Я стою тут неподвижно уже минуты две, смотрю в одну точку – на скол краски на белой гладкой двери. Пытаюсь вспомнить, куда шла и зачем. А я, кстати, где вообще?
– София. Вы слышите? София!
– А? – оборачиваюсь.
– Я говорю, рецепт возьмите. Вы забыли.
Спасибо, – беру бумажку с печатью из рук доктора и выхожу, скрипнув дверью.
Двери тут картонные. Такие обычно легкие как бумага, но эта подалась тяжело, как будто вход в подземелье – на ржавых петлях, с не поворачивающейся ручкой, который не открывали уже лет сто. Впрочем, мне сейчас все дается тяжело. У меня депрессия. Теперь официально. После полугода запойных поисков того, как сделать себе лучше, я сдалась и пошла к врачу. В подкорке еще теплились завалящие крупицы здравого рассудка, которые подсказали, что это мне надо.
Не помню, как дошла до дома.
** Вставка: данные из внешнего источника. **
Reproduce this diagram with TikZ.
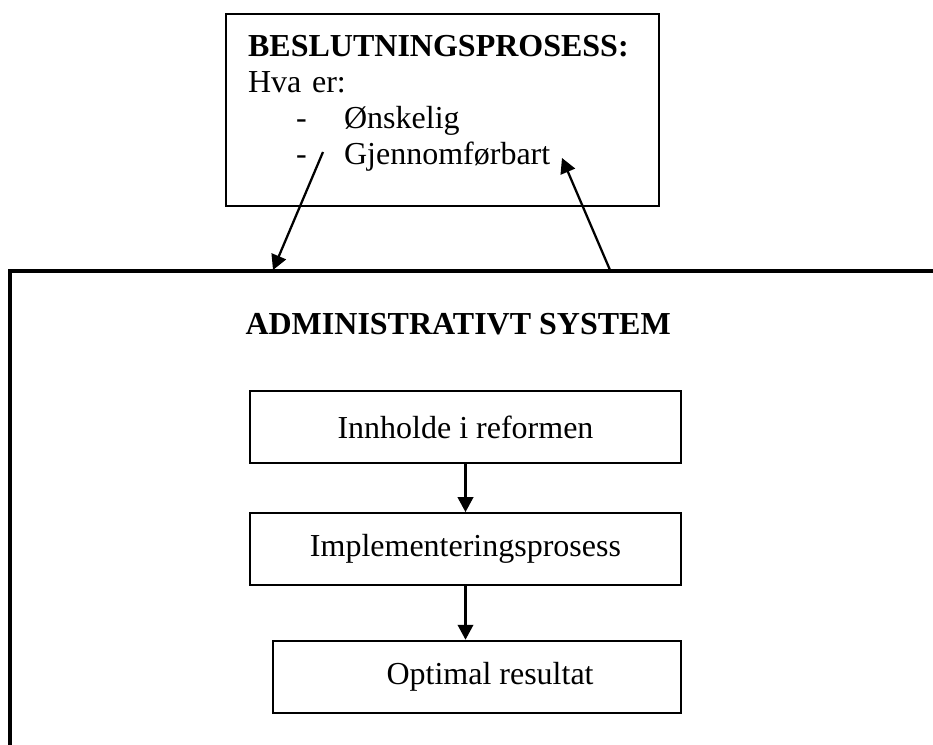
\documentclass[tikz,border=0pt]{standalone}
\usepackage{fontspec}
\setmainfont{Liberation Serif}
\usepackage{tikz}
\usetikzlibrary{arrows.meta,positioning}

\begin{document}
\begin{tikzpicture}[
		x=0.375pt, y=-0.375pt,
		every node/.style={font=\fontsize{12pt}{13.6pt}\selectfont},
		notebox/.style={draw, line width=0.85pt, inner xsep=8.25pt, inner ysep=0pt, text width=145.9pt, align=left, text height=15.75pt, text depth=56.25pt},
		stage/.style={draw, line width=0.85pt, align=center, minimum width=161.6pt, minimum height=27pt, inner sep=0pt},
		arrow/.style={-{Triangle[length=5.6pt, width=5.8pt]}, line width=0.85pt},
		frame/.style={line width=1.25pt}
	]
		\useasboundingbox (0,0) rectangle (933,745);

		\node[notebox, anchor=north west]
			(beslut) at (225,13)
			{\textbf{BESLUTNINGSPROSESS:}\\
			Hva er:\\
			\hspace*{18pt}\makebox[18pt][l]{-}Ønskelig\\
			\hspace*{18pt}\makebox[18pt][l]{-}Gjennomførbart};

		% administrativt system
		\coordinate (sysbottom) at (10,745);
		\coordinate (syscorner) at (10,271);
		\coordinate (sysright) at (933,271);
		\draw[frame] (sysbottom) -- (syscorner) -- (sysright);
		\node[anchor=base west, inner sep=0pt]
			(systitle) at (245,335)
			{\textbf{ADMINISTRATIVT SYSTEM}};

		\node[stage]
			(innhold) at (465.5,427)
			{Innholde i reformen};
		\node[stage, below=18pt of innhold]
			(impl)
			{Implementeringsprosess};
		\node[stage, minimum width=153pt, below=20pt of impl.south east, anchor=north east]
			(optimal)
			{\hspace*{9.8pt}Optimal resultat};

		\coordinate (ned) at (323,152);
		\coordinate (nedtil) at (273,270);
		\coordinate (opp) at (610,270);
		\coordinate (opptil) at (562,158);

		\draw[arrow] (ned) -- (nedtil);
		\draw[arrow] (opp) -- (opptil);
		\draw[arrow] (innhold) -- (impl);
		\draw[arrow] (impl.south) -- (impl.south |- optimal.north);
	\end{tikzpicture}
\end{document}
Разумом я была далеко, ноги сами довели, маршрут несложный. Дверь в мою квартиру будет потяжелее картонной больничной перегородки, но дом будто сам распахивает ее, радушно принимая меня обратно. Утром он не был так мил, хотя я точно знала – ему жаль, что я ухожу. Тут все как всегда: кофе стоит недопитый, вещи в спешке разбросаны, свет в ванной опять не выключен.
– Выходи, я тебя вижу.
Пустота не отзывается.
– А ну выходи!
И он выходит из своего убежища, а я сбрасываю пальто и плюхаюсь на помятую кровать. Он всегда делает одно и то же – забирается сверху, протягивает мягкие лапы мне на грудь и кладет пушистую морду на мое плечо.
Мы давно знакомы и живем вместе уже сотню лет. Я просто человек, а он просто кот. Просто Кот. Так его и зовут. Я пью литры кофе, стучу по клавиатуре днями и ночами, заказываю еду, гремлю пивными бутылками по вечерам и засыпаю под утро с тяжелой головой. Он лениво валяется под светом одинокого солнечного луча, пробирающегося в спальню сквозь неплотно зашторенное окно и нагревающего каждый день одно и то же место на полу, купается в прошлогодней зашкафной пыли и иногда приходит напомнить мне о своем существовании.
Я стараюсь не выходить. Мы с Котом дом покидаем редко. Я плохо переношу вирусы, общественные места и незнакомых людей, а ему по барабану все, кроме миски с едой и теплой подкроватной тьмы. Можно распахнуть перед ним все двери и окна разом, а он и ухом не поведет, будет сидеть на пороге, распластав по полу хвост, пару минут наблюдать, что будет дальше, и если дальше ничего не будет, то упадет и уснет на том же месте.